** Exercise **
Reproduce the listing below exactly, beginning with its first line and ending with the line that holds "(wk\i) at (231,\y)"; pictures are not part of the copy.

** Plotting code records **
───

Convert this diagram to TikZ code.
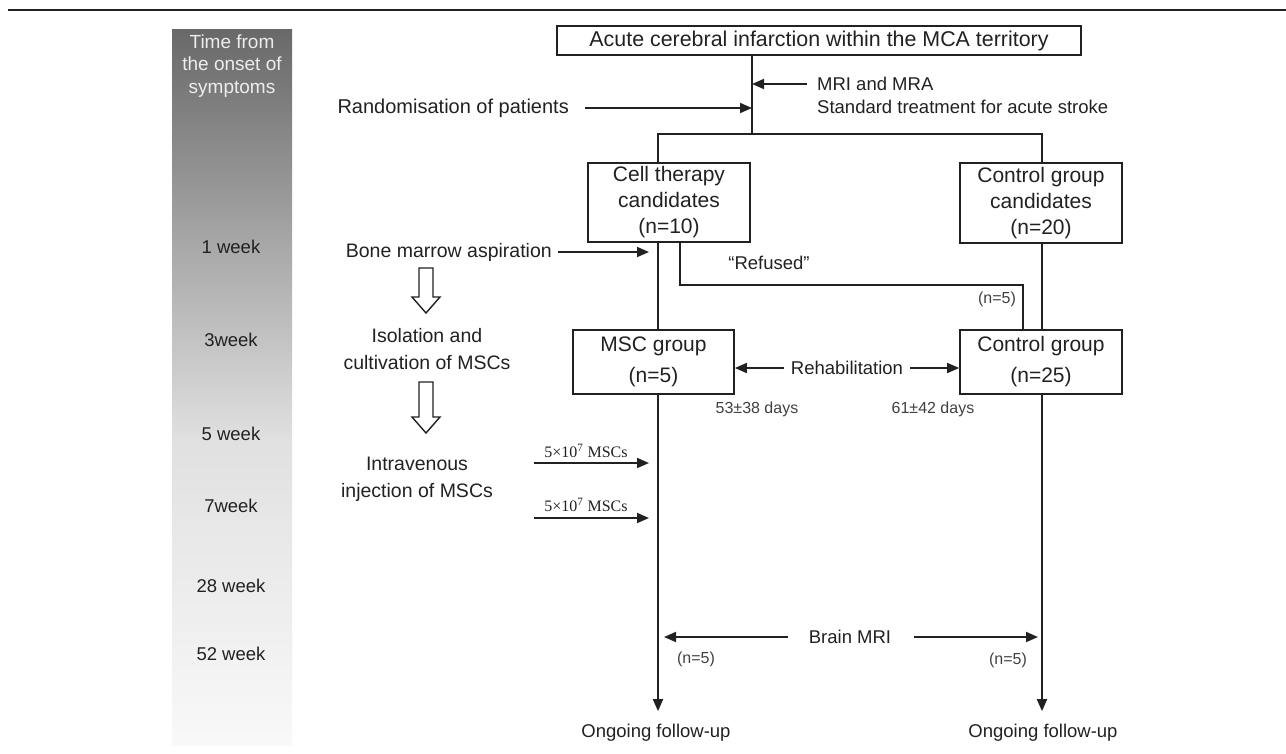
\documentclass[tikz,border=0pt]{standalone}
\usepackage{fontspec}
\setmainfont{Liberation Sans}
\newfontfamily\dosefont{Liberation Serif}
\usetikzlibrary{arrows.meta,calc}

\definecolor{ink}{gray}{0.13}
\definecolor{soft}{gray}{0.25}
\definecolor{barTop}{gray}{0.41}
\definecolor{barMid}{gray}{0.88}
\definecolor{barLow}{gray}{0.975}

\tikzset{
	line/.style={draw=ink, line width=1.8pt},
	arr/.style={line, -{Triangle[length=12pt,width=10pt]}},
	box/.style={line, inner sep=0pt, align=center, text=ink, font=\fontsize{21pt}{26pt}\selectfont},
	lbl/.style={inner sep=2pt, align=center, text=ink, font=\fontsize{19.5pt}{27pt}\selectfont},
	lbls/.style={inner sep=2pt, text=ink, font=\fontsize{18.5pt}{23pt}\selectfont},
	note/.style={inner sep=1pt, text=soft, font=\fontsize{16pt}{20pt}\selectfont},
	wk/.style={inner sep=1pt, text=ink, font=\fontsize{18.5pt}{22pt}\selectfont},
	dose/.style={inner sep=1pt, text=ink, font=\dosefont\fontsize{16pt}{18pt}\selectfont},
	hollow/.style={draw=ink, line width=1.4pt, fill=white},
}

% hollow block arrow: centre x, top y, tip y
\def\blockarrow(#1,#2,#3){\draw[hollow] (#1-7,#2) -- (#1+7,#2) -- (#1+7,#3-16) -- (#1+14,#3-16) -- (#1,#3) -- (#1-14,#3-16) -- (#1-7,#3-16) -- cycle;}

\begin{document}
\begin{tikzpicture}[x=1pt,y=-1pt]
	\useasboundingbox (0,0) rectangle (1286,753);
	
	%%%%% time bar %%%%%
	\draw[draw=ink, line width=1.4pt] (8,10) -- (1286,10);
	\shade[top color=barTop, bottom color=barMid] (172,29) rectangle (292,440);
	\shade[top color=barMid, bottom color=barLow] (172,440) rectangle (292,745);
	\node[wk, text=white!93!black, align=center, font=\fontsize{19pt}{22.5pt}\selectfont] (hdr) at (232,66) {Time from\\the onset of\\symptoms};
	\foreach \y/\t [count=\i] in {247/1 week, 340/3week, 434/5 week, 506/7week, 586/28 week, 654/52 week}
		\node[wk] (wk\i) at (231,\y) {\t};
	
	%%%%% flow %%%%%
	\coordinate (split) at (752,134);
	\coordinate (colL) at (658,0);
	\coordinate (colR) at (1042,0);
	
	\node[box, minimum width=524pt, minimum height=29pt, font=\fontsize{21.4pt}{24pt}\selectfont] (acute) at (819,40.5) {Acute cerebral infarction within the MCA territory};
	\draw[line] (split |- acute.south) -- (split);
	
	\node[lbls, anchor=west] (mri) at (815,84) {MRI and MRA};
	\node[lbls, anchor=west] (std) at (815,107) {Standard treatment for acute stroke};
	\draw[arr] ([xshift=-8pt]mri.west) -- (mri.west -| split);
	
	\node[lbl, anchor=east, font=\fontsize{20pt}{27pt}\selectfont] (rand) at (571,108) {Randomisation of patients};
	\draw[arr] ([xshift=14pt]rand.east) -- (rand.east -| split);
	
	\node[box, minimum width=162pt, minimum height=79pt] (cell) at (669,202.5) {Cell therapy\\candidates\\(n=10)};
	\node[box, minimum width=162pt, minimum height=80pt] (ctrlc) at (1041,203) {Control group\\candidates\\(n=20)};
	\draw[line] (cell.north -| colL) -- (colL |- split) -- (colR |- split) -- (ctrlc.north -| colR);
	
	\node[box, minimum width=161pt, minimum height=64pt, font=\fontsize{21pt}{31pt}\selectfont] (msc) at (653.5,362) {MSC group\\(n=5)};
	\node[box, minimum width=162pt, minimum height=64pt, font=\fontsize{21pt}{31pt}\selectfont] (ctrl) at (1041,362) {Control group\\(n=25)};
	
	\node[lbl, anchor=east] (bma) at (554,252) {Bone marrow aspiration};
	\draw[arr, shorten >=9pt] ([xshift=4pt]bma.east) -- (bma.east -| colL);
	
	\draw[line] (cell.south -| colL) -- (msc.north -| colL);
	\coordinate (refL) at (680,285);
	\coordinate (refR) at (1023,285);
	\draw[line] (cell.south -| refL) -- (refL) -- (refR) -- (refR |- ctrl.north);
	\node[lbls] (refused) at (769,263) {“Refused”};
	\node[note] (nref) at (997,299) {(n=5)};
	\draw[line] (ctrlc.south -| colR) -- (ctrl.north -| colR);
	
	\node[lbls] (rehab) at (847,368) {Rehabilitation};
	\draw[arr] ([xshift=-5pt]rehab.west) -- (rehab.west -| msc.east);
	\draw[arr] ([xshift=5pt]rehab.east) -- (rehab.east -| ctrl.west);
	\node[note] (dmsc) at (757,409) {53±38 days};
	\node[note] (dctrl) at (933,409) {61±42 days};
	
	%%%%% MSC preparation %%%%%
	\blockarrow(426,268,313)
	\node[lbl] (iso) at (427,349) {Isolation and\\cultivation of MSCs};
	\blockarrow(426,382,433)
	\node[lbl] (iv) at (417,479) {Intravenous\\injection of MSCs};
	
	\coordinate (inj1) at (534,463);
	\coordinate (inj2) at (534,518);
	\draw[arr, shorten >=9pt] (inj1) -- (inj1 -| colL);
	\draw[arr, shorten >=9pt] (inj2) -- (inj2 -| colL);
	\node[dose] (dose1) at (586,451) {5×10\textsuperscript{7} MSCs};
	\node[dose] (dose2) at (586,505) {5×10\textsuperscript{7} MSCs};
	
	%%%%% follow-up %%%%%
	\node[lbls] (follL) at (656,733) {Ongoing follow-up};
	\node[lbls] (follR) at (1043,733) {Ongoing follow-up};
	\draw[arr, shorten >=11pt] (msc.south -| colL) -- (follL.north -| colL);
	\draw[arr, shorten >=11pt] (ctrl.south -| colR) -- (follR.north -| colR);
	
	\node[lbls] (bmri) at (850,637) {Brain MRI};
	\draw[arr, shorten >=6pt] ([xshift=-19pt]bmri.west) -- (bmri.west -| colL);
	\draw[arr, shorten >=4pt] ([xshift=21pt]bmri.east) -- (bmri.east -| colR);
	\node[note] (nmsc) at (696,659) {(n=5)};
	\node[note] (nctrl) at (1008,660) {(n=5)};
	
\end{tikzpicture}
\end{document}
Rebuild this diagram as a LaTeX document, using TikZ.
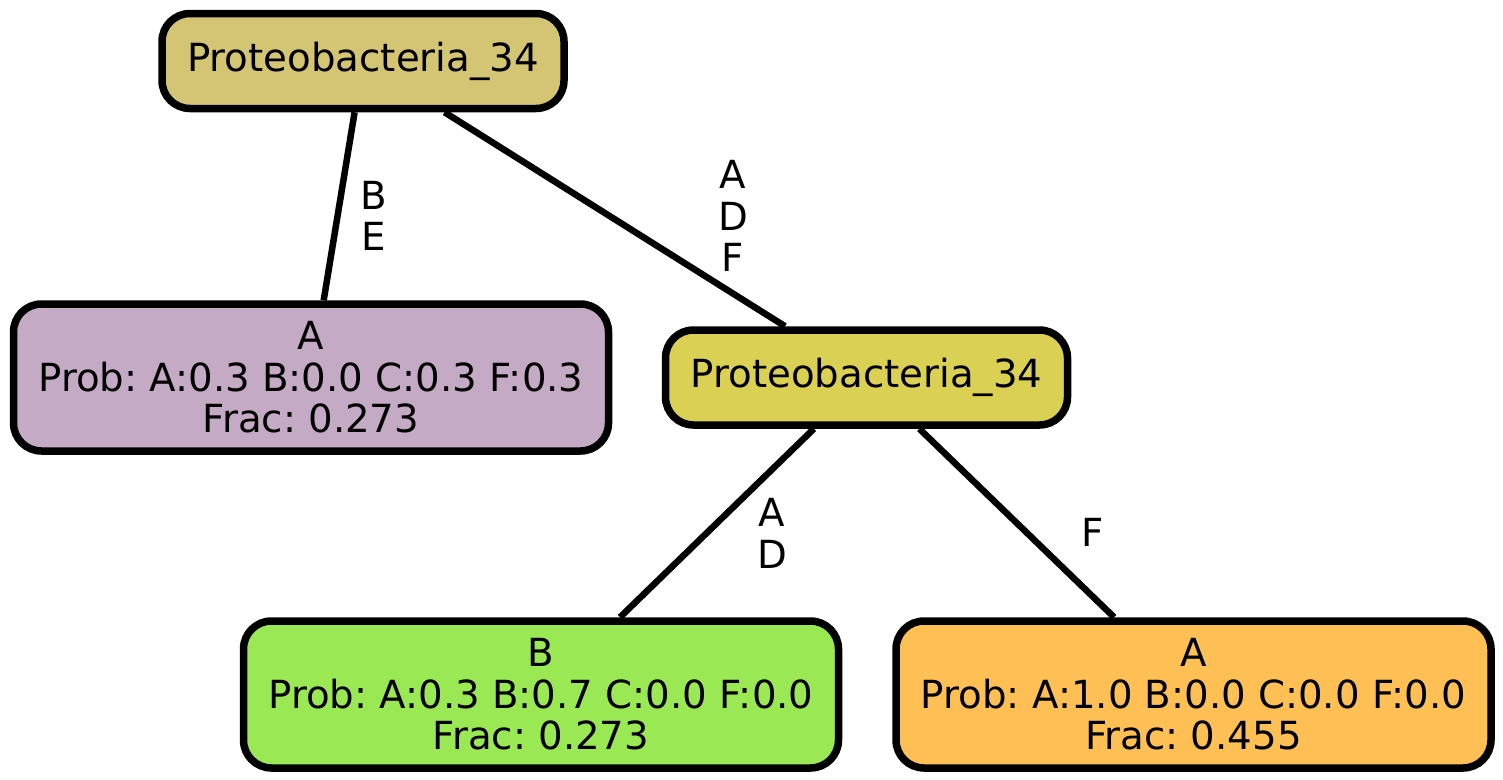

───

** Worked solution **
Convert this diagram to TikZ code.
\documentclass[tikz,border=0pt]{standalone}
\usepackage{fontspec}
\setmainfont{Liberation Sans}
\newfontfamily\dosefont{Liberation Serif}
\usetikzlibrary{arrows.meta,calc}

\definecolor{ink}{gray}{0.13}
\definecolor{soft}{gray}{0.25}
\definecolor{barTop}{gray}{0.41}
\definecolor{barMid}{gray}{0.88}
\definecolor{barLow}{gray}{0.975}

\tikzset{
	line/.style={draw=ink, line width=1.8pt},
	arr/.style={line, -{Triangle[length=12pt,width=10pt]}},
	box/.style={line, inner sep=0pt, align=center, text=ink, font=\fontsize{21pt}{26pt}\selectfont},
	lbl/.style={inner sep=2pt, align=center, text=ink, font=\fontsize{19.5pt}{27pt}\selectfont},
	lbls/.style={inner sep=2pt, text=ink, font=\fontsize{18.5pt}{23pt}\selectfont},
	note/.style={inner sep=1pt, text=soft, font=\fontsize{16pt}{20pt}\selectfont},
	wk/.style={inner sep=1pt, text=ink, font=\fontsize{18.5pt}{22pt}\selectfont},
	dose/.style={inner sep=1pt, text=ink, font=\dosefont\fontsize{16pt}{18pt}\selectfont},
	hollow/.style={draw=ink, line width=1.4pt, fill=white},
}

% hollow block arrow: centre x, top y, tip y
\def\blockarrow(#1,#2,#3){\draw[hollow] (#1-7,#2) -- (#1+7,#2) -- (#1+7,#3-16) -- (#1+14,#3-16) -- (#1,#3) -- (#1-14,#3-16) -- (#1-7,#3-16) -- cycle;}

\begin{document}
\begin{tikzpicture}[x=1pt,y=-1pt]
	\useasboundingbox (0,0) rectangle (1286,753);
	
	%%%%% time bar %%%%%
	\draw[draw=ink, line width=1.4pt] (8,10) -- (1286,10);
	\shade[top color=barTop, bottom color=barMid] (172,29) rectangle (292,440);
	\shade[top color=barMid, bottom color=barLow] (172,440) rectangle (292,745);
	\node[wk, text=white!93!black, align=center, font=\fontsize{19pt}{22.5pt}\selectfont] (hdr) at (232,66) {Time from\\the onset of\\symptoms};
	\foreach \y/\t [count=\i] in {247/1 week, 340/3week, 434/5 week, 506/7week, 586/28 week, 654/52 week}
		\node[wk] (wk\i) at (231,\y) {\t};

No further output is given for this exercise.